* [Work to do]
Repeat the lines exactly from the line that contains "Recreate this image" through the line that contains "import matplotlib.pyplot as plt"; leave images out and add nothing.

[Entries with chart source code]
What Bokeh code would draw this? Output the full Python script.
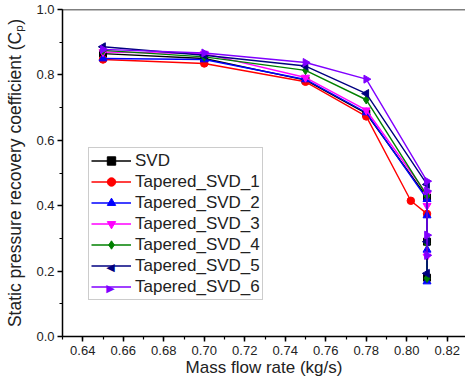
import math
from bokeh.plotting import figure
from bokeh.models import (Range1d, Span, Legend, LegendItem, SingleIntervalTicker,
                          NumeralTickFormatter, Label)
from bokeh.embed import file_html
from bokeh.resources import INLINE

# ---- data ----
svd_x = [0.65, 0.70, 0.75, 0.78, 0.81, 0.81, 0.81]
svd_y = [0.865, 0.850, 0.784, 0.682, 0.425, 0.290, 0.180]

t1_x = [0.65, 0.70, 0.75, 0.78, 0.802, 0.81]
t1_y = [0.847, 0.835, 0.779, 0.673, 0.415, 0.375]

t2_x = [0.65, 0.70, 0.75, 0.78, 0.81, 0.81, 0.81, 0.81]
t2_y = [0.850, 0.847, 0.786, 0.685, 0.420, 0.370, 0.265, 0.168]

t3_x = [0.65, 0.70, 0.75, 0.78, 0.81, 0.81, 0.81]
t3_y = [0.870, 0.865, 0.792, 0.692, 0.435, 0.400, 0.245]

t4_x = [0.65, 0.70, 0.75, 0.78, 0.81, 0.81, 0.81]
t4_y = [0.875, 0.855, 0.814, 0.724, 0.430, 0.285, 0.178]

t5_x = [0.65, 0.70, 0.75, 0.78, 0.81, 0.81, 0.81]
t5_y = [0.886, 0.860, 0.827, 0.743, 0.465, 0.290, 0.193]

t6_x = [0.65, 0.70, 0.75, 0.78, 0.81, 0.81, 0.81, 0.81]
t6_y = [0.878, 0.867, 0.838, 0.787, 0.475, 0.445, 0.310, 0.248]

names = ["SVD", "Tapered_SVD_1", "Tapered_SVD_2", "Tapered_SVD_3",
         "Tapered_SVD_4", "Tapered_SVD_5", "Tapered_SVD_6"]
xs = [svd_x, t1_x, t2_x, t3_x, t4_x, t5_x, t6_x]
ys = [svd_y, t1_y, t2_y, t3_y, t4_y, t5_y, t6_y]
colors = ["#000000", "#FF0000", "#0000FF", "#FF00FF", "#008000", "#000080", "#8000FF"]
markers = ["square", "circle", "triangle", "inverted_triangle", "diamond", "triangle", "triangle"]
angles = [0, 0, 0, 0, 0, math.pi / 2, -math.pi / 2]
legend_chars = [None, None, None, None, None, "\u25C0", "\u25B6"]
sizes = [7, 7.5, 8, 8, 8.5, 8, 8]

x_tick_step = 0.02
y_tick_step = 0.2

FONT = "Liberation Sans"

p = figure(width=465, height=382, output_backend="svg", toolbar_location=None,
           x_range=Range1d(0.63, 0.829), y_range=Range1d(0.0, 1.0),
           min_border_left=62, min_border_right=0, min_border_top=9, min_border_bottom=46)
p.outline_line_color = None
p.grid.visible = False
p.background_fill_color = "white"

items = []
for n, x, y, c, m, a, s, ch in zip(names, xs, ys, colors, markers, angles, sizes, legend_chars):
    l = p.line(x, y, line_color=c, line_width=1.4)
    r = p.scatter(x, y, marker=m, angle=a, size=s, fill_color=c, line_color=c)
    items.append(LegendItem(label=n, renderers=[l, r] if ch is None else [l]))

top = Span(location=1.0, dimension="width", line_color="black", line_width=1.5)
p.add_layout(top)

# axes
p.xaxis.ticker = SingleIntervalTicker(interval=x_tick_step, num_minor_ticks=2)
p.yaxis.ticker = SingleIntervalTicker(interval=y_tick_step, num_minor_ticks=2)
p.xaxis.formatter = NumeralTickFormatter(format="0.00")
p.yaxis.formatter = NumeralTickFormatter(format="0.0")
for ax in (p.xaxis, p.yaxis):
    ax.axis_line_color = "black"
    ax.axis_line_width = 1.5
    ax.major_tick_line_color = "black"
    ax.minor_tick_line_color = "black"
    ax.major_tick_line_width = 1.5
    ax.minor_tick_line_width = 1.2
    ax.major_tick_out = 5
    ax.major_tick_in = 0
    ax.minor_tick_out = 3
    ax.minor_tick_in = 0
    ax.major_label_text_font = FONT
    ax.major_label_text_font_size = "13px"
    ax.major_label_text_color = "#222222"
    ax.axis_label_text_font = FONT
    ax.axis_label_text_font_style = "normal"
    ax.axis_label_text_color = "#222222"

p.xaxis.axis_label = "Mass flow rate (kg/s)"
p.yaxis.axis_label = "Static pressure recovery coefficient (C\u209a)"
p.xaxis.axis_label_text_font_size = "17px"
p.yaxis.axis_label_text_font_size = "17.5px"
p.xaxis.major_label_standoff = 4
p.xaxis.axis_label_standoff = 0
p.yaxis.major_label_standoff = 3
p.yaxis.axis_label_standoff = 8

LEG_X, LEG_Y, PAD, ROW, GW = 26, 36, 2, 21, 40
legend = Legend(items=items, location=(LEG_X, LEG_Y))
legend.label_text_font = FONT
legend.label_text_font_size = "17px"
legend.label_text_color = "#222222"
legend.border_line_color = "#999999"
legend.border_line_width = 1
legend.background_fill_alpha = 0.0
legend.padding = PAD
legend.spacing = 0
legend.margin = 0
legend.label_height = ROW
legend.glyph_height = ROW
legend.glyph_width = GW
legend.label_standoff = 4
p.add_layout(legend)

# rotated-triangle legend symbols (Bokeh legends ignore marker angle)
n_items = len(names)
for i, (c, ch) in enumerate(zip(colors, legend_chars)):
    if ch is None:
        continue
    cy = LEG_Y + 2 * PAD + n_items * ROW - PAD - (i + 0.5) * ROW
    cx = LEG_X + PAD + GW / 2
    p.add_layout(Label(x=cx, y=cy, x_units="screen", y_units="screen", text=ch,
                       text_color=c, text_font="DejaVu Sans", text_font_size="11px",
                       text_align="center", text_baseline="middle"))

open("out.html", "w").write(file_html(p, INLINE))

==

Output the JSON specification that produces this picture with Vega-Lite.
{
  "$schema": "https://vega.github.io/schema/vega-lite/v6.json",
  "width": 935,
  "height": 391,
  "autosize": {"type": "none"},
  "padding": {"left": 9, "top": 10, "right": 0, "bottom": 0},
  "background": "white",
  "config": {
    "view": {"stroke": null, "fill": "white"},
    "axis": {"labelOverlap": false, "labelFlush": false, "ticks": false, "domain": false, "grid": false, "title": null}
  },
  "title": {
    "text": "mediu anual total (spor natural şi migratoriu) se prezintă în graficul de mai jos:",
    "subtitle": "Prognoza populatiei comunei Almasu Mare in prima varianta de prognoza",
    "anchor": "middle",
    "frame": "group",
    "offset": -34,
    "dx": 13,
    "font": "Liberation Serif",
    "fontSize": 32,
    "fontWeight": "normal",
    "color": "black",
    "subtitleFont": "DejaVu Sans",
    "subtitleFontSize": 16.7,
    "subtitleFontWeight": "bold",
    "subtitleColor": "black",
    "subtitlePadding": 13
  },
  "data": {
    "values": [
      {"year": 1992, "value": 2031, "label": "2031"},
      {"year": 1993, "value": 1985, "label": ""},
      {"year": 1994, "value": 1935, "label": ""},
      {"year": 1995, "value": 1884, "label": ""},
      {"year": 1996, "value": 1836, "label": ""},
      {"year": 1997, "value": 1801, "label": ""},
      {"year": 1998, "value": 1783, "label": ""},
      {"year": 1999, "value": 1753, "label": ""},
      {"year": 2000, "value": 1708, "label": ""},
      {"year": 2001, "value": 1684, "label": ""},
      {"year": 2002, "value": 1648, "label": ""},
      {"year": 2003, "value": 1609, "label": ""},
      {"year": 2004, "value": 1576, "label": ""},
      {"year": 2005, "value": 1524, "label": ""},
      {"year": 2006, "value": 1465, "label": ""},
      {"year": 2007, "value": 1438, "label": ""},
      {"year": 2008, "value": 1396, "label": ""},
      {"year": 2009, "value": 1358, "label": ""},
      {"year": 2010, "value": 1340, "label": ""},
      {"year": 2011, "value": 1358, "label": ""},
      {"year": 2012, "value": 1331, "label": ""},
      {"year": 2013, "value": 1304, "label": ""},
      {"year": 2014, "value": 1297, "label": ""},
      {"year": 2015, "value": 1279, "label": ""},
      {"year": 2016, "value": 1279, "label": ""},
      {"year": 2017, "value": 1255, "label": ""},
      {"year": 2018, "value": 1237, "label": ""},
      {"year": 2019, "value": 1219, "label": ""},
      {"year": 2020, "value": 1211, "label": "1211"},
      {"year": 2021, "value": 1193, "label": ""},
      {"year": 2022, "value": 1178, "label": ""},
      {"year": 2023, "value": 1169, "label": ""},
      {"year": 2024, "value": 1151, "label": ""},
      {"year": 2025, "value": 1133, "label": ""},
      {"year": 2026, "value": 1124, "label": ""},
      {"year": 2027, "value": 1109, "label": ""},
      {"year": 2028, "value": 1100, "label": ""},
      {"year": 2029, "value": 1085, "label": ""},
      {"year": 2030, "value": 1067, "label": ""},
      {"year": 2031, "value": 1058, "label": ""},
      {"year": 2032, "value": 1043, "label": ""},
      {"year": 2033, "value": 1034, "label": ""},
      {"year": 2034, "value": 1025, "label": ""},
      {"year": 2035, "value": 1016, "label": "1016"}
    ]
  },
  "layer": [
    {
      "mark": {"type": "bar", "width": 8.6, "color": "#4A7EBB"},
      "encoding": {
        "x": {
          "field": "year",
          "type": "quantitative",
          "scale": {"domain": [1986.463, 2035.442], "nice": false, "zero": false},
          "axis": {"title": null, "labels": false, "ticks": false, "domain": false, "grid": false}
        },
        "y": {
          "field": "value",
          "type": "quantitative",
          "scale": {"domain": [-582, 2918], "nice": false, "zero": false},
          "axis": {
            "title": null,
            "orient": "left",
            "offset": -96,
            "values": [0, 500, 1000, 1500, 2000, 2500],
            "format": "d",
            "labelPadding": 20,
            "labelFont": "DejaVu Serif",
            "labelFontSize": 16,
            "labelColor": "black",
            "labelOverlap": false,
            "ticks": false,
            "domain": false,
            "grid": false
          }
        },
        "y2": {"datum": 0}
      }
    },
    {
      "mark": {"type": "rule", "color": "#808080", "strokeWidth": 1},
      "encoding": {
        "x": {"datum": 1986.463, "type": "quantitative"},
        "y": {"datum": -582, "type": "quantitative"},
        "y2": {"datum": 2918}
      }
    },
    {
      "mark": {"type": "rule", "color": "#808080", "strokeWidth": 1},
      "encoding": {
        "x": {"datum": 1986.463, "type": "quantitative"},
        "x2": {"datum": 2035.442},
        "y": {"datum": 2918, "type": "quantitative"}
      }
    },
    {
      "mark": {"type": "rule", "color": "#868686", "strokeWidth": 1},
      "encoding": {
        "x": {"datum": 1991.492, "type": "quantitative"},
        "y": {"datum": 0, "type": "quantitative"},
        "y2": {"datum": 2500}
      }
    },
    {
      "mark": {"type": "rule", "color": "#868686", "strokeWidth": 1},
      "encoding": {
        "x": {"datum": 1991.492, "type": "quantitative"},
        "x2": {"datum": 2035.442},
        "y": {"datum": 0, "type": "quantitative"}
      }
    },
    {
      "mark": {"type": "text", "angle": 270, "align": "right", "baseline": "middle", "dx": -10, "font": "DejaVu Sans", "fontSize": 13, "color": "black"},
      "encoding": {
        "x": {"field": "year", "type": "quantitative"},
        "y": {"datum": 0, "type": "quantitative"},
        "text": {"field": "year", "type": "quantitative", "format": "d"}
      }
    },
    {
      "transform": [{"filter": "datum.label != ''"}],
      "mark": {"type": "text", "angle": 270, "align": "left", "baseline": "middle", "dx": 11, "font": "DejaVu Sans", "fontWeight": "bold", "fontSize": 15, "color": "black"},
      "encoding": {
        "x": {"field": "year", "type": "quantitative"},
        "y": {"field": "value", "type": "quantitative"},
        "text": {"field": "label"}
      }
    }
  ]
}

==

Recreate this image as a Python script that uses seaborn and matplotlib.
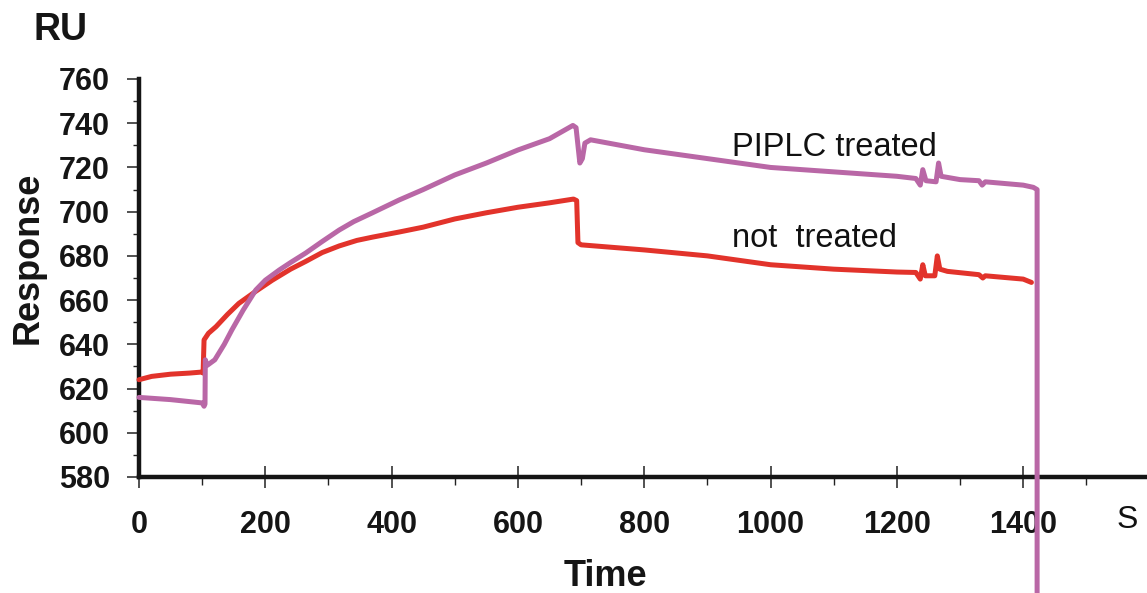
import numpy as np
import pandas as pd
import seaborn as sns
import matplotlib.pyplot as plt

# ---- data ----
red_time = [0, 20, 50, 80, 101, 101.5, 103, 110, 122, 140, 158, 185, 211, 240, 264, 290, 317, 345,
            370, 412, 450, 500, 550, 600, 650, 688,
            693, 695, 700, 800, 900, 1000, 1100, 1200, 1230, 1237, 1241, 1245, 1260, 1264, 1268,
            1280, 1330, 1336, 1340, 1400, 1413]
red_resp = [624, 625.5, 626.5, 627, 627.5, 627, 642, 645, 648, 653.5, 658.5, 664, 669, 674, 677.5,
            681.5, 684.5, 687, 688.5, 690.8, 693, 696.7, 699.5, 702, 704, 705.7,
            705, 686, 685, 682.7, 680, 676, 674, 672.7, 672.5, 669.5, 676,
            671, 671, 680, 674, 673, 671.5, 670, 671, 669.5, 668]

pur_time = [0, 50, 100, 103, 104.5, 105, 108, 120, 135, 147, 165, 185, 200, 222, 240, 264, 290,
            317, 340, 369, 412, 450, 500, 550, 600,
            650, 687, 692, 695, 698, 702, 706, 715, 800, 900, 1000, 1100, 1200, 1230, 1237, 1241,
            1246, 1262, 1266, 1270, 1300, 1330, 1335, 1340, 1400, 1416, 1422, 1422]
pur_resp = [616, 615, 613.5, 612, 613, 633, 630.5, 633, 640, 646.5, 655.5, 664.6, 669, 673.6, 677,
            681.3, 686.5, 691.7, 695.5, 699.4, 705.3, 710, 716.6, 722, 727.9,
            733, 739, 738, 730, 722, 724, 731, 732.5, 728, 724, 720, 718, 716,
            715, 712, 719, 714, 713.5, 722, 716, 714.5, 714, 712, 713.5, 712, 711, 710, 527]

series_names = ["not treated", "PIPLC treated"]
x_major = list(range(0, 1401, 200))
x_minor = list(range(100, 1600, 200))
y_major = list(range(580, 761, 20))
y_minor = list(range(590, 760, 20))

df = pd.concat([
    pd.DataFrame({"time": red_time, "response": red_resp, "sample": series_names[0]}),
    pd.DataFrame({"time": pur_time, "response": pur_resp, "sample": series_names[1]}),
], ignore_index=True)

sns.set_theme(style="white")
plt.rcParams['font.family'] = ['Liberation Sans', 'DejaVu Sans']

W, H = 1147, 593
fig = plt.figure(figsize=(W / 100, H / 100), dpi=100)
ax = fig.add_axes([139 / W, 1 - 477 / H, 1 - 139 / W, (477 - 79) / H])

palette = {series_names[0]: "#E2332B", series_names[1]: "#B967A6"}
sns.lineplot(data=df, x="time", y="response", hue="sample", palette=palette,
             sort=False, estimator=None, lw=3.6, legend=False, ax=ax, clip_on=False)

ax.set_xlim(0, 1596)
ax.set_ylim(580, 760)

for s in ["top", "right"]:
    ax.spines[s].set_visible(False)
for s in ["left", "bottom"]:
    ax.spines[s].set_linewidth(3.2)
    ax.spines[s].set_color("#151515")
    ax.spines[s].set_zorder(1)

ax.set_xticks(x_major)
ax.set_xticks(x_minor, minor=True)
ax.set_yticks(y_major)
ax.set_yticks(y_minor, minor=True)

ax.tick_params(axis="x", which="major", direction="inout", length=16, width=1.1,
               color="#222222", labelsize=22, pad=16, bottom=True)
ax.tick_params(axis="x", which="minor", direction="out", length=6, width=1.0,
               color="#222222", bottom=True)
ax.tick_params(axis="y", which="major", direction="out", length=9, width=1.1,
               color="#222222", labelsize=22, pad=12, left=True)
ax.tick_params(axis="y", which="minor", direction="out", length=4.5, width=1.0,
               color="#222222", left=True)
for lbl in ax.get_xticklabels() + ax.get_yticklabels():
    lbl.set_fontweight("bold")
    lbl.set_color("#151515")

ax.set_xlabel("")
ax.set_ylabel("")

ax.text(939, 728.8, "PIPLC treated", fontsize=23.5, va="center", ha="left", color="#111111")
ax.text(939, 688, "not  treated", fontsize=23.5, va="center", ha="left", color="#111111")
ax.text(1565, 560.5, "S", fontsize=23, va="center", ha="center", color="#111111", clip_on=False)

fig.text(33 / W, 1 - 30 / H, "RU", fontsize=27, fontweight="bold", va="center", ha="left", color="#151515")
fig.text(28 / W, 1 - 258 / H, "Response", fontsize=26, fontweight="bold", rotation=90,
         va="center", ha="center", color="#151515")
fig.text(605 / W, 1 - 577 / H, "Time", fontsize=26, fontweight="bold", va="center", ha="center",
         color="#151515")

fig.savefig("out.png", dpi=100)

* [Task result]
Recreate this image as a Python script that uses seaborn and matplotlib.
import numpy as np
import pandas as pd
import seaborn as sns
import matplotlib.pyplot as plt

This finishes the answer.